Much of the recent excess of summer was veiled on this Mayo hillside by days of Atlantic drizzle (not wholly unwelcome; we are a temperate pair). But along with media images of human throngs at the Dublin tideline came others from England that revisited my childhood: in particular, Brighton beach, packed with sun-drenched figures, the Palace Pier shimmering beyond.
I remember the same scene from August in the last few years of peacetime before the second World War, and long before the workers could afford to holiday abroad. Any glimmer of fine weather brought trainloads of “trippers” from London, marching down the hill to the sea, their shoes rippling across the grid of glass eyes in the pavement above our kitchen. By noon, down on the shingle, one had to pick one’s way between the towels.
Other images came from the beach at dusk, of couples curled up for the night, fitting hips into the warm shingle as comfortably as beanbags. I never quite managed this, even in the wilder reaches of my teens, but it brought back the salty smoothness of the pebbles, the seaweedy fragrance that clung to them, the colours and patterns revealed by a flick of the tongue.
It is hard to believe that nine-tenths of them were flint. These nodules of silica had hardened in cavities of seabed chalk, enveloping the skeletons of sponges and urchins; they were then raised up in cliffs and later scattered in chunks as these fell to the waves.
There were big knobbly flints in the wartime fields ploughed into the downs behind Brighton, and others in old, mossy walls of the town.

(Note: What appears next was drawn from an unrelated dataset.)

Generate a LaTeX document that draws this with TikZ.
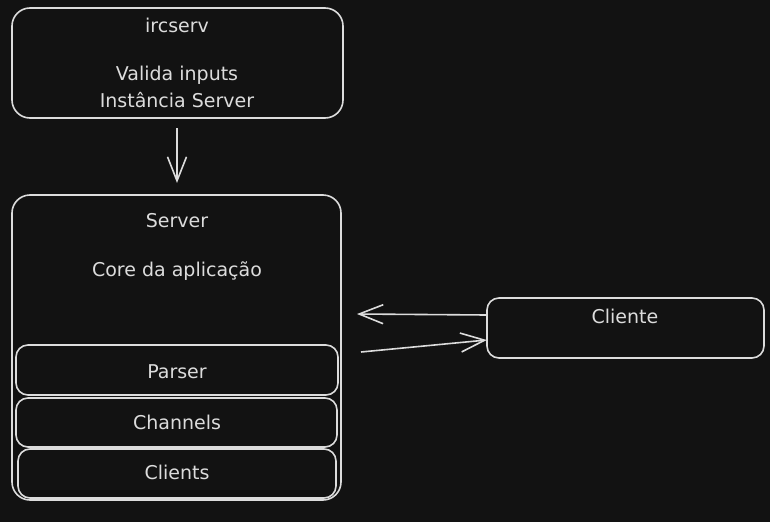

They seemed to have little in common with the pebbles of the beach, worn down by aeons of time, the grinding of waves and storms, the long polishing of sand.
Brighton was where the Victorian craze for pebble collecting and polishing began – first, of flints sawn open to show their fossils, then of the colourful semiprecious stones that lurked among the shingle. Even my childhood lingerings, a shop near the seafront with gloriously curved windows, offered lapidary gems of onyx, jasper, agate, chalcedony, citrine, carnelian, amethyst.
None of these, by this time, came from Brighton’s shingle. (Slabs of agate were brought from Brazil.) But enough fascination remained in the shapes and colours of pebbles for trippers and their children to take pocketfuls as keepsakes.
Over the years the toll became significant, the beaches robbed of replenishment by long concrete walks hemming the bottom of the cliffs. In 2012 Brighton was asking Londoners to return their pebbles as a goodwill gesture, however quixotic this may seem.
Ireland lost nearly all its chalk in such a distant past that most of the liberated flints must now be ground into sand. Flint bands remain in the chalk cliffs of the Antrim coast, and their pebbles have drifted to beaches on both sides of the Irish Sea. On the island's southeast corner the longshore drift of stones is enriched by pebbles dropped from eroding cliffs of glacial till.
In his book for ramblers By Cliff and Shore (1992), Michael Fewer described a Co Waterford beach "made up of the most magnificently polished and rounded pebbles of quartz, jasper, sandstone, limestone and flint . . . I found it impossible to resist collecting some fine jaspers which weighed down my pockets for the rest of the day."
The grandly mixed geology of Ireland, especially at its mountainous rim, and the scouring flow of glaciers, mean that pebbles and cobbles of great beauty and variety can turn up on almost any of our shingle beaches.
A national survey in 1999 looked at 153 of them, but only for the interest of their rarer vegetation, not their stones. One of them was at Carrowniskey, just north of us, a sweeping rampart of cobbles and boulders built up by the sea.
Much of it was grey enough, heaping limestone on sandstone and granite on schist, but in my rock-hunting days I brought home a few aesthetic treasures, among them a big black egg of polished dolerite, starry with specks of quartz (I may be guessing), and curvy little pillows of conglomerate rock, studded with pebbles in pastel pink and green.
I put all that in the past because Storm Brigid, last winter, did its best to sweep the ridge away. It smothered the car park with boulders and left perhaps 10 or 12 hectares of commonage carpeted with cobbles and stones: a lunar scene. The steep, stony ridge of my drawing exists now only in memory.
It could, I suppose, rise again, as many times before – this unless the storms we are promised give it no chance to build. Meanwhile, the locals refused to give in, clearing the car park for the horse races in July along three clean kilometres of sand. And the surfers will be back in autumn, when the waves are apparently “mental but not entirely insane”.